Using the records below, locate all lines containing "matplotlib" and return them.

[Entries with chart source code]
** Begin **
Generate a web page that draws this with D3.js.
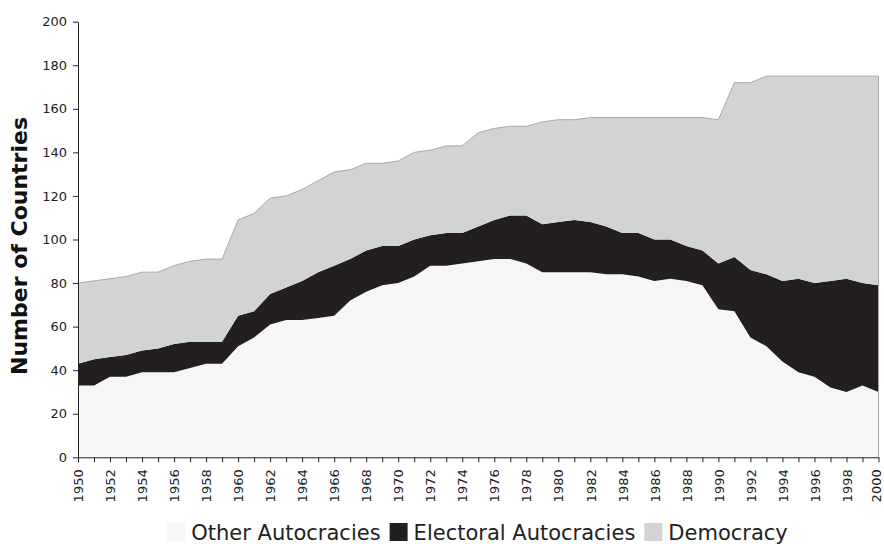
<!DOCTYPE html>
<html>
<head>
<meta charset="utf-8">
<script src="https://cdn.jsdelivr.net/npm/d3@7/dist/d3.min.js"></script>
<style>
  html, body { margin: 0; padding: 0; background: #fff; }
  svg { display: block; }
  text { font-family: "DejaVu Sans", Verdana, sans-serif; }
</style>
</head>
<body>
<svg id="chart" width="884" height="544"></svg>
<script>
const years = d3.range(1950, 2001);
const seriesNames = ["Other Autocracies", "Electoral Autocracies", "Democracy"];
const otherAutocracies = [
  33, 33, 37, 37, 39, 39, 39, 41, 43, 43,
  51, 55, 61, 63, 63, 64, 65, 72, 76, 79,
  80, 83, 88, 88, 89, 90, 91, 91, 89, 85,
  85, 85, 85, 84, 84, 83, 81, 82, 81, 79,
  68, 67, 55, 51, 44, 39, 37, 32, 30, 33,
  30
];
const electoralAutocracies = [
  10, 12, 9, 10, 10, 11, 13, 12, 10, 10,
  14, 12, 14, 15, 18, 21, 23, 19, 19, 18,
  17, 17, 14, 15, 14, 16, 18, 20, 22, 22,
  23, 24, 23, 22, 19, 20, 19, 18, 16, 16,
  21, 25, 31, 33, 37, 43, 43, 49, 52, 47,
  49
];
const democracy = [
  37, 36, 36, 36, 36, 35, 36, 37, 38, 38,
  44, 45, 44, 42, 42, 42, 43, 41, 40, 38,
  39, 40, 39, 40, 40, 43, 42, 41, 41, 47,
  47, 46, 48, 50, 53, 53, 56, 56, 59, 61,
  66, 80, 86, 91, 94, 93, 95, 94, 93, 95,
  96
];
const yTicks = [0, 20, 40, 60, 80, 100, 120, 140, 160, 180, 200];
const colors = ["#f6f6f6", "#231f20", "#d2d3d5"];

const rows = years.map((yr, i) => ({
  year: yr,
  "Other Autocracies": otherAutocracies[i],
  "Electoral Autocracies": electoralAutocracies[i],
  "Democracy": democracy[i]
}));

const svg = d3.select("#chart");
const x = d3.scaleLinear().domain([1950, 2000]).range([78, 878.5]);
const y = d3.scaleLinear().domain([0, 200]).range([457.3, 21.7]);

const stack = d3.stack().keys(seriesNames);
const layers = stack(rows);

const area = d3.area()
  .x(d => x(d.data.year))
  .y0(d => y(d[0]))
  .y1(d => y(d[1]));

svg.append("g").selectAll("path")
  .data(layers)
  .join("path")
  .attr("d", area)
  .attr("fill", (d, i) => colors[i]);

// outline of the top (total) and right edge
const topLayer = layers[layers.length - 1];
const totalLine = d3.line().x(d => x(d.data.year)).y(d => y(d[1]));
svg.append("path")
  .attr("d", totalLine(topLayer))
  .attr("fill", "none")
  .attr("stroke", "#a9a9a9")
  .attr("stroke-width", 1);
const lastPt = topLayer[topLayer.length - 1];
svg.append("line")
  .attr("x1", x(2000)).attr("x2", x(2000))
  .attr("y1", y(0)).attr("y2", y(lastPt[1]))
  .attr("stroke", "#a9a9a9")
  .attr("stroke-width", 1);

// Y axis
const yAxis = svg.append("g")
  .attr("transform", `translate(${x(1950)},0)`)
  .call(d3.axisLeft(y).tickValues(yTicks).tickSize(5).tickPadding(6).tickSizeOuter(0));
yAxis.selectAll("text").attr("font-size", 13).attr("fill", "#222")
  .style("font-family", '"DejaVu Sans", Verdana, sans-serif');
yAxis.selectAll("line, path").attr("stroke", "#222");

// X axis
const xAxis = svg.append("g")
  .attr("transform", `translate(0,${y(0)})`)
  .call(d3.axisBottom(x).tickValues(years).tickSize(5).tickSizeOuter(0)
    .tickFormat(d => (d % 2 === 0 ? String(d) : "")));
xAxis.selectAll("text")
  .attr("font-size", 13).attr("fill", "#222")
  .style("font-family", '"DejaVu Sans", Verdana, sans-serif')
  .attr("y", d => (d === 2000 ? -2.5 : 0)).attr("x", -12).attr("dy", "0.36em")
  .attr("transform", "rotate(-90)")
  .style("text-anchor", "end");
xAxis.selectAll("line, path").attr("stroke", "#222");

// Y title
svg.append("text")
  .attr("transform", "translate(27,246) rotate(-90)")
  .attr("text-anchor", "middle")
  .attr("font-size", 22)
  .attr("font-weight", "bold")
  .attr("fill", "#111")
  .text("Number of Countries");

// Legend
const legend = svg.append("g");
let cx = 0;
seriesNames.forEach((name, i) => {
  const g = legend.append("g").attr("transform", `translate(${cx},0)`);
  g.append("rect").attr("x", 0).attr("y", 523).attr("width", 18).attr("height", 18)
    .attr("fill", colors[i]);
  const t = g.append("text").attr("x", 24).attr("y", 539.5)
    .attr("font-size", 21).attr("fill", "#222").text(name);
  const w = t.node().getComputedTextLength();
  cx += 24 + w + 9;
});
const totalW = cx - 9;
legend.attr("transform", `translate(${477.5 - totalW / 2},0)`);
</script>
</body>
</html>
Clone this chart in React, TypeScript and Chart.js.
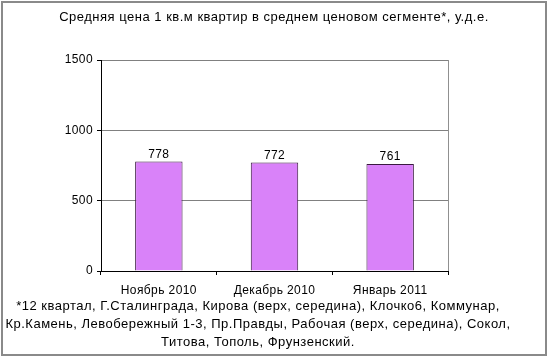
import React, { useEffect, useRef } from 'react';
import { Chart, registerables } from 'chart.js';

Chart.register(...registerables);

const categories = ['Ноябрь 2010', 'Декабрь 2010', 'Январь 2011'];
const values = [778, 772, 761];
const yTicks = [0, 500, 1000, 1500];
const titleText = 'Средняя цена 1 кв.м квартир в среднем ценовом сегменте*, у.д.е.';
const footnoteLines = [
  '*12 квартал, Г.Сталинграда, Кирова (верх, середина), Клочко6, Коммунар,',
  'Кр.Камень, Левобережный 1-3, Пр.Правды, Рабочая (верх, середина), Сокол,',
  'Титова, Тополь, Фрунзенский.',
];

const FONT = '"Liberation Sans", Arial, sans-serif';

const decorPlugin = {
  id: 'decor',
  beforeDraw(chart: any) {
    const ctx = chart.ctx;
    ctx.save();
    ctx.fillStyle = '#ffffff';
    ctx.fillRect(0, 0, chart.width, chart.height);
    ctx.restore();
    ctx.letterSpacing = '0.4px';
  },
  afterDatasetsDraw(chart: any) {
    const ctx = chart.ctx;
    const meta = chart.getDatasetMeta(0);
    ctx.save();
    ctx.font = `12px ${FONT}`;
    ctx.fillStyle = '#000';
    ctx.textAlign = 'center';
    ctx.textBaseline = 'bottom';
    meta.data.forEach((el: any, i: number) => {
      ctx.fillText(String(values[i]), el.x, el.y - 1);
    });
    ctx.restore();
  },
  afterDraw(chart: any) {
    const ctx = chart.ctx;
    const a = chart.chartArea;
    ctx.save();
    // plot area right border
    ctx.strokeStyle = '#909090';
    ctx.lineWidth = 1;
    ctx.beginPath();
    ctx.moveTo(Math.round(a.right) + 0.5, a.top);
    ctx.lineTo(Math.round(a.right) + 0.5, a.bottom);
    ctx.stroke();
    // outer border
    ctx.strokeStyle = '#8a8a8a';
    ctx.lineWidth = 2;
    ctx.strokeRect(2, 2, 544, 353);
    // title
    ctx.fillStyle = '#000';
    ctx.font = `13px ${FONT}`;
    ctx.letterSpacing = '0.5px';
    ctx.textAlign = 'center';
    ctx.textBaseline = 'middle';
    ctx.fillText(titleText, 274, 17);
    // footnotes
    footnoteLines.forEach((line, i) => {
      ctx.fillText(line, 258, 306 + i * 18);
    });
    ctx.restore();
  },
};

export default function App() {
  const ref = useRef<HTMLCanvasElement | null>(null);
  useEffect(() => {
    if (!ref.current) return;
    const chart = new Chart(ref.current, {
      type: 'bar',
      data: {
        labels: categories,
        datasets: [
          {
            data: values,
            backgroundColor: '#D982F9',
            borderColor: '#3a1a40',
            borderWidth: 1,
            barPercentage: 0.41,
            categoryPercentage: 1,
          },
        ],
      },
      options: {
        responsive: false,
        devicePixelRatio: 1,
        animation: false,
        layout: { padding: { top: 60, right: 102, bottom: 0, left: 0 } },
        plugins: {
          legend: { display: false },
          title: { display: false },
          tooltip: { enabled: false },
        },
        scales: {
          x: {
            type: 'category',
            offset: true,
            grid: {
              offset: true,
              drawOnChartArea: false,
              drawTicks: true,
              tickLength: 4,
              color: '#000',
            },
            border: { color: '#000', width: 1 },
            ticks: {
              color: '#000',
              font: { size: 12, family: FONT },
              padding: 8,
              maxRotation: 0,
              autoSkip: false,
            },
            afterFit: (s: any) => {
              s.height = 89;
            },
          },
          y: {
            min: 0,
            max: 1500,
            afterBuildTicks: (s: any) => {
              s.ticks = yTicks.map((v) => ({ value: v }));
            },
            grid: {
              color: '#808080',
              tickColor: '#000',
              tickLength: 4,
            },
            border: { color: '#000', width: 1 },
            ticks: {
              color: '#000',
              font: { size: 12, family: FONT },
              padding: 4,
              callback: (v: any) => String(v),
            },
            afterFit: (s: any) => {
              s.width = 101;
            },
          },
        },
      },
      plugins: [decorPlugin],
    } as any);
    return () => chart.destroy();
  }, []);
  return (
    <div style={{ position: 'fixed', left: 0, top: 0, width: 550, height: 360, background: '#fff' }}>
      <canvas ref={ref} width={550} height={360} style={{ display: 'block' }} />
    </div>
  );
}
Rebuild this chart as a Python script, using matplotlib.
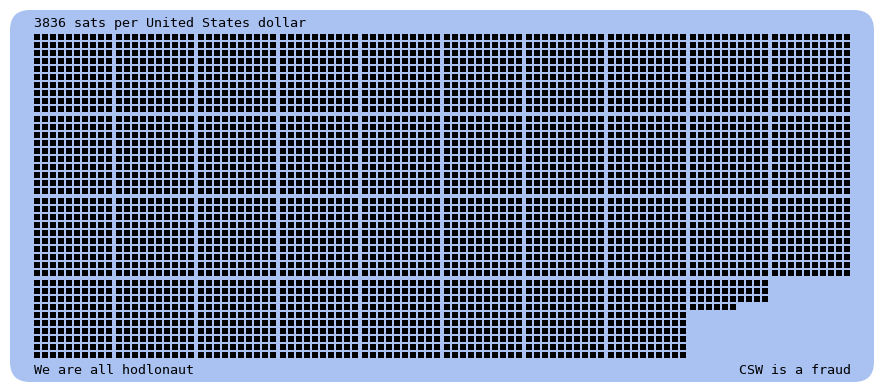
import numpy as np
import matplotlib
matplotlib.use('Agg')
from matplotlib import pyplot as plt
from matplotlib.patches import FancyBboxPatch

# data
sats = 3836
title = '3836 sats per United States dollar'
left_note = 'We are all hodlonaut'
right_note = 'CSW is a fraud'

bg = '#a9c2f2'

fig = plt.figure(figsize=(8.84, 3.92), dpi=100)
ax = fig.add_axes([0, 0, 1, 1])
ax.set_xlim(0, 884)
ax.set_ylim(392, 0)
ax.axis('off')

# rounded background
ax.add_patch(FancyBboxPatch((10 + 20, 10 + 20), 864 - 40, 372 - 40,
                            boxstyle='round,pad=20', fc=bg, ec='none'))

# one square per sat, 10x10 per block, 10 blocks per row
i = np.arange(sats)
blk = i // 100
j = i % 100
x = 34 + (blk % 10) * 82 + (j % 10) * 8
y = 34 + (blk // 10) * 82 + (j // 10) * 8
ax.bar(x, 6, width=6, bottom=y, align='edge', color='black',
       linewidth=0, antialiased=False)

font = dict(family='DejaVu Sans Mono', fontsize=9.6, color='black')
ax.text(34, 27, title, ha='left', va='baseline', **font)
ax.text(34, 374, left_note, ha='left', va='baseline', **font)
ax.text(851, 374, right_note, ha='right', va='baseline', **font)

fig.savefig('out.png', dpi=100, facecolor='white')
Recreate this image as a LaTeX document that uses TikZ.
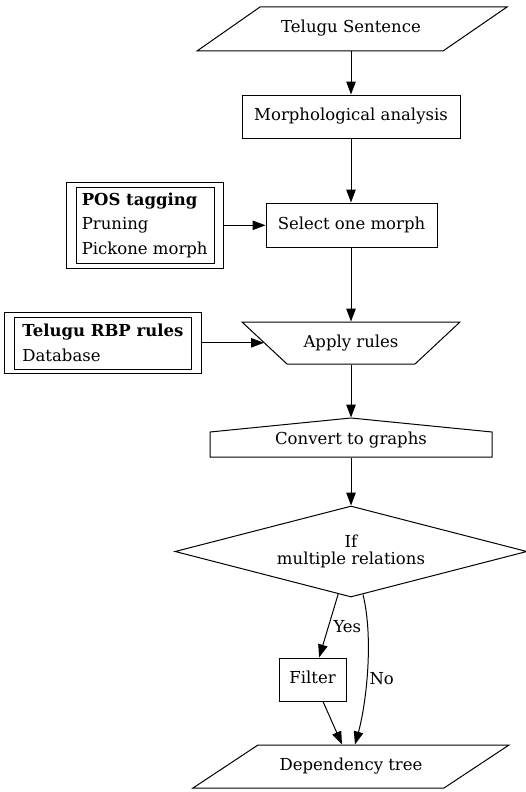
\documentclass[tikz,border=0pt]{standalone}
\usepackage{fontspec}
\setmainfont{DejaVu Serif}
\usetikzlibrary{arrows.meta,shapes.geometric}
\begin{document}
\begin{tikzpicture}[x=1pt,y=-1pt,
  every node/.style={font=\fontsize{16.5}{20}\selectfont, inner sep=0pt},
  line width=1pt,
  >={Triangle[length=13pt,width=9.5pt]},
  lbl/.style={text height=12pt, text depth=4pt},
  boxnode/.style={draw, rectangle, lbl},
  ghost/.style={rectangle, lbl},
  framed/.style={draw, rectangle, align=left, font=\fontsize{16.5}{24.4}\selectfont},
  dec/.style={draw, diamond, aspect=3.87, align=center, font=\fontsize{16.5}{17.6}\selectfont}]
\useasboundingbox (0,0) rectangle (526,792);

% Telugu Sentence (parallelogram)
\draw (197,51) -- (260,7) -- (507,7) -- (443,51) -- cycle;
\node[ghost, minimum width=246pt, minimum height=44pt] (sent) at (351,29) {Telugu Sentence};

\node[boxnode, minimum width=218pt, minimum height=43pt] (morph) at (351,116.5) {Morphological analysis};
\node[boxnode, minimum width=171pt, minimum height=44pt] (sel) at (351.5,225) {Select one morph};

% POS tagging
\node[framed, minimum width=157pt, minimum height=86pt] (pos) at (144.7,225.3)
  {\textbf{POS tagging}\\Pruning\\Pickone morph};
\draw (76,187.3) rectangle (214,263.3);

% Apply rules (inverted trapezium)
\draw (242,322) -- (460,322) -- (415,364) -- (287,364) -- cycle;
\node[ghost, minimum width=173pt, minimum height=42pt] (apply) at (351,343) {Apply rules};

% Telugu RBP rules
\node[framed, minimum width=196.3pt, minimum height=61pt] (rbp) at (102.9,342.8)
  {\textbf{Telugu RBP rules}\\Database};
\draw (14.7,317) rectangle (191,369);

% Convert to graphs (house)
\draw (210,432) -- (351,418) -- (492,432) -- (492,457) -- (210,457) -- cycle;
\node[ghost, minimum width=282pt, minimum height=39pt, text height=17pt] (conv) at (351,437.5) {Convert to graphs};

% Decision
\node[dec, minimum width=352pt, minimum height=91pt] (dia) at (351,551.5) {If\\multiple relations};

\node[boxnode, minimum width=67pt, minimum height=43pt] (filter) at (312.5,679.5) {Filter};

% Dependency tree (parallelogram)
\draw (193,788) -- (258,745) -- (509,745) -- (444,788) -- cycle;
\node[ghost, minimum width=251pt, minimum height=43pt] (dep) at (351,766.5) {Dependency tree};

% connectors
\draw[->] (sent) -- (morph);
\draw[->] (morph.south) -- (morph.south |- sel.north);
\draw[->] (pos) -- (pos -| sel.west);
\draw[->] (sel.south -| morph.south) -- (apply.north);
\draw[->] (rbp.east) -- (rbp.east -| apply.west);
\draw[->] (apply.south) -- (conv.north);
\draw[->] (conv.south) -- (dia.north);
\draw[->] (dia) -- (filter);
\node[anchor=base west] (yes) at (333,632) {Yes};
\coordinate (nostart) at ([shift={(12,-3)}]dia.south);
\draw[->] (nostart) .. controls (374,640) and (366,705) .. ([xshift=4pt]dep.north);
\node[anchor=base west] (no) at (369,684) {No};
\draw[->] ([xshift=10.5pt]filter.south) -- ([xshift=-9pt]dep.north);
\end{tikzpicture}
\end{document}
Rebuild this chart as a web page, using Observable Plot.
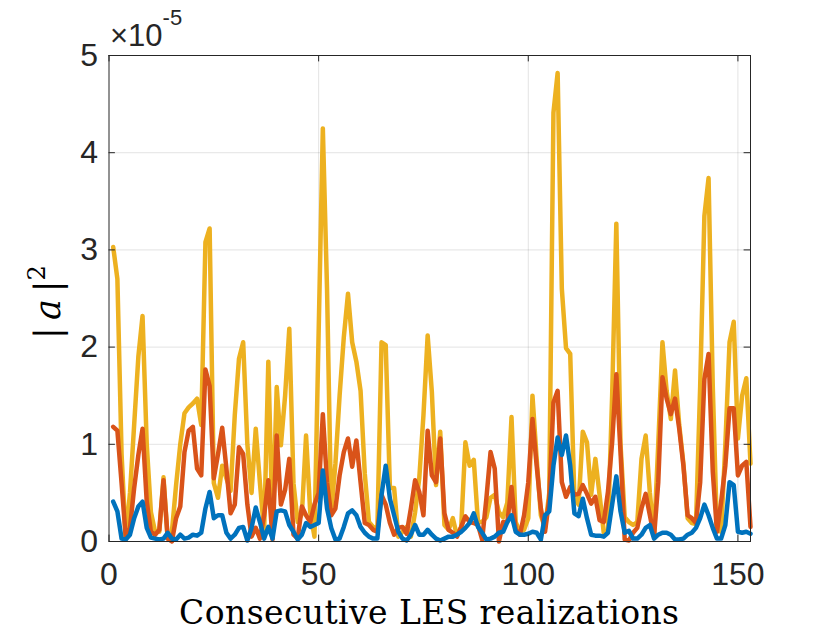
<!DOCTYPE html>
<html><head><meta charset="utf-8">
<script src="https://cdn.jsdelivr.net/npm/d3@7"></script>
<script src="https://cdn.jsdelivr.net/npm/@observablehq/plot@0.6"></script>
<style>html,body{margin:0;padding:0;background:#fff}</style>
</head><body><div id="chart"></div>
<script>
// values in units of 1e-5
const realization = Array.from({length: 153}, (_, k) => k + 1);
const blue = [
 0.41,0.31,0.03,0.02,0.07,0.24,0.36,0.41,0.14,0.04,
 0.03,0.02,0.03,0.09,0.03,0.02,0.07,0.03,0.04,0.07,
 0.06,0.09,0.34,0.51,0.24,0.27,0.27,0.09,0.03,0.07,
 0.14,0.15,0.01,0.14,0.35,0.2,0.03,0.15,0.03,0.31,
 0.32,0.31,0.17,0.1,0.02,0.07,0.19,0.15,0.17,0.19,
 0.73,0.34,0.14,0.02,0.03,0.15,0.29,0.32,0.27,0.15,
 0.09,0.05,0.03,0.03,0.48,0.78,0.44,0.27,0.1,0.03,
 0.01,0.07,0.17,0.07,0.07,0.12,0.07,0.03,0.01,0.03,
 0.05,0.05,0.07,0.1,0.14,0.19,0.29,0.15,0.09,0.02,
 0.03,0.05,0.09,0.1,0.2,0.27,0.1,0.07,0.07,0.08,
 0.1,0.09,0.02,0.27,0.31,0.78,1.07,0.89,1.09,0.78,
 0.29,0.26,0.44,0.24,0.07,0.06,0.06,0.05,0.09,0.38,
 0.67,0.31,0.09,0.11,0.03,0.03,0.07,0.14,0.17,0.03,
 0.07,0.09,0.09,0.07,0.02,0.02,0.03,0.07,0.09,0.14,
 0.24,0.38,0.27,0.14,0.03,0.03,0.17,0.61,0.58,0.1,
 0.09,0.1,0.08];
const orange = [
 1.18,1.14,0.6,0.04,0.14,0.55,0.89,1.16,0.41,0.1,
 0.07,0.12,0.63,0.03,0.0,0.24,0.36,0.92,1.14,1.18,
 0.75,0.68,1.77,1.6,0.65,0.9,1.17,0.75,0.29,0.38,
 0.97,0.9,0.38,0.05,0.14,0.03,0.27,0.63,0.02,1.09,
 0.38,0.53,0.85,0.07,0.03,0.36,0.27,0.2,0.38,0.5,
 1.31,0.61,0.27,0.34,0.68,0.92,1.06,0.77,1.04,0.61,
 0.19,0.17,0.12,0.1,0.48,0.38,0.19,0.07,0.14,0.15,
 0.08,0.34,0.63,0.51,0.27,1.14,0.68,0.61,1.06,0.29,
 0.12,0.09,0.05,0.15,0.26,0.2,0.19,0.17,0.02,0.44,
 0.92,0.75,0.0,0.2,0.2,0.56,0.12,0.07,0.27,0.61,
 1.26,0.78,0.34,0.1,0.44,1.43,1.55,0.61,0.46,0.56,
 0.48,0.49,0.58,0.49,0.39,0.46,0.22,0.2,0.51,1.02,
 1.72,0.92,0.02,0.01,0.09,0.14,0.34,0.49,0.27,0.05,
 0.61,1.69,1.47,1.31,1.47,1.16,0.78,0.27,0.24,0.19,
 0.61,1.67,1.93,0.72,0.1,0.41,0.78,1.37,1.37,0.68,
 0.78,0.82,0.15];
const yellow = [
 3.03,2.70,0.9,0.02,0.5,1.2,1.9,2.32,1.0,0.3,
 0.1,0.1,0.66,0.03,0.1,0.58,1.0,1.32,1.38,1.42,
 1.47,1.2,3.08,3.22,0.6,0.45,0.78,0.65,0.52,1.3,
 1.88,2.05,1.0,0.5,1.16,0.6,0.1,1.85,0.15,1.59,
 0.99,1.5,2.19,0.6,0.2,0.28,1.09,0.3,0.05,2.15,
 4.25,2.6,0.3,0.8,1.5,2.1,2.55,2.05,1.85,1.55,
 0.7,0.2,0.15,0.12,2.05,2.02,0.55,0.55,0.05,0.1,
 0.15,0.05,0.3,0.65,1.3,2.12,1.54,0.58,1.13,0.17,
 0.12,0.24,0.06,0.15,1.02,0.78,0.84,0.2,0.2,0.25,
 0.45,0.48,0.3,0.25,0.4,1.28,0.2,0.1,0.12,0.24,
 1.5,0.85,0.27,0.14,0.5,4.41,4.82,2.6,1.99,1.93,
 0.45,0.38,1.13,1.02,0.48,0.85,0.48,0.09,0.12,1.5,
 3.27,1.0,0.25,0.2,0.17,0.2,0.85,1.09,0.5,0.05,
 1.0,2.05,1.55,1.26,1.76,1.2,0.8,0.24,0.19,0.18,
 1.6,3.35,3.74,1.6,0.12,0.1,1.0,2.05,2.26,1.06,
 1.5,1.68,0.8];
const xTicks = [0, 50, 100, 150];
const yTicks = [0, 1, 2, 3, 4, 5];
const xDomain = [0, 153];
const yDomain = [0, 5];
const exponentLabel = "-5";
const xLabel = "Consecutive LES realizations";

const colors = {blue: "#0072BD", orange: "#D95319", yellow: "#EDB120"};
const rows = (vals) => realization.map((r, k) => ({x: r, v: vals[k]}));

const W = 830, H = 638, mL = 108.5, mR = 80, mT = 55, mB = 97;
const tickPx = 6.4;
const tickLenY = (yDomain[1] - yDomain[0]) * tickPx / (H - mT - mB);
const tickLenX = (xDomain[1] - xDomain[0]) * tickPx / (W - mL - mR);
const axisColor = "#262626";
const lw = 4.5;
const tickFont = 32;

const chart = Plot.plot({
  width: W, height: H,
  marginLeft: mL, marginRight: mR, marginTop: mT, marginBottom: mB,
  style: {fontFamily: "'Liberation Sans', Arial, Helvetica, sans-serif", fontSize: tickFont + "px", color: axisColor, background: "#fff", overflow: "visible"},
  x: {domain: xDomain},
  y: {domain: yDomain},
  marks: [
    Plot.gridX(xTicks.slice(1), {stroke: axisColor, strokeOpacity: 0.13, strokeWidth: 1}),
    Plot.gridY(yTicks.slice(1, -1), {stroke: axisColor, strokeOpacity: 0.13, strokeWidth: 1}),
    Plot.line(rows(yellow), {x: "x", y: "v", stroke: colors.yellow, strokeWidth: lw, strokeLinejoin: "round"}),
    Plot.line(rows(orange), {x: "x", y: "v", stroke: colors.orange, strokeWidth: lw, strokeLinejoin: "round"}),
    Plot.line(rows(blue), {x: "x", y: "v", stroke: colors.blue, strokeWidth: lw, strokeLinejoin: "round"}),
    Plot.ruleX(xTicks, {y1: yDomain[0], y2: yDomain[0] + tickLenY, stroke: axisColor, strokeWidth: 1}),
    Plot.ruleX(xTicks, {y1: yDomain[1], y2: yDomain[1] - tickLenY, stroke: axisColor, strokeWidth: 1}),
    Plot.ruleY(yTicks, {x1: xDomain[0], x2: xDomain[0] + tickLenX, stroke: axisColor, strokeWidth: 1}),
    Plot.ruleY(yTicks, {x1: xDomain[1], x2: xDomain[1] - tickLenX, stroke: axisColor, strokeWidth: 1}),
    Plot.frame({stroke: axisColor, strokeWidth: 1}),
    Plot.axisX({ticks: xTicks, tickSize: 0, tickPadding: 21, label: null, fontSize: tickFont, tickFormat: d => String(d)}),
    Plot.axisY({ticks: yTicks, tickSize: 0, tickPadding: 11, label: null, fontSize: tickFont, tickFormat: d => String(d)})
  ]
});

const svg = d3.select(chart);
// exponent
const ex = svg.append("text")
  .attr("x", 110).attr("y", 46)
  .attr("text-anchor", "start")
  .attr("fill", axisColor)
  .style("font-family", "'Liberation Sans', Arial, sans-serif")
  .style("font-size", "31px");
ex.append("tspan").text("\u00d710");
ex.append("tspan").attr("dy", -21).style("font-size", "22px").text(exponentLabel);

// y label |a|^2
const yl = svg.append("text")
  .attr("transform", "translate(60,302) rotate(-90)")
  .attr("text-anchor", "middle")
  .attr("fill", "#000")
  .style("font-family", "'DejaVu Serif', 'Liberation Serif', serif")
  .style("font-size", "35px");
yl.append("tspan").text("|\u2009");
yl.append("tspan").style("font-style", "italic").text("a");
yl.append("tspan").text("\u2009|");
yl.append("tspan").attr("dy", -15).style("font-size", "24px").text("2");

// x label
svg.append("text")
  .attr("x", (mL + W - mR) / 2).attr("y", 624)
  .attr("text-anchor", "middle")
  .attr("fill", "#000")
  .style("font-family", "'DejaVu Serif', 'Liberation Serif', serif")
  .style("font-size", "33px")
  .style("letter-spacing", "0.4px")
  .text(xLabel);

document.getElementById("chart").appendChild(chart);
</script>
</body></html>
** End **
[Worked solution]
Rebuild this chart as a Python script, using matplotlib.
import matplotlib
matplotlib.use('Agg')
from matplotlib import pyplot as plt
from matplotlib.patches import FancyBboxPatch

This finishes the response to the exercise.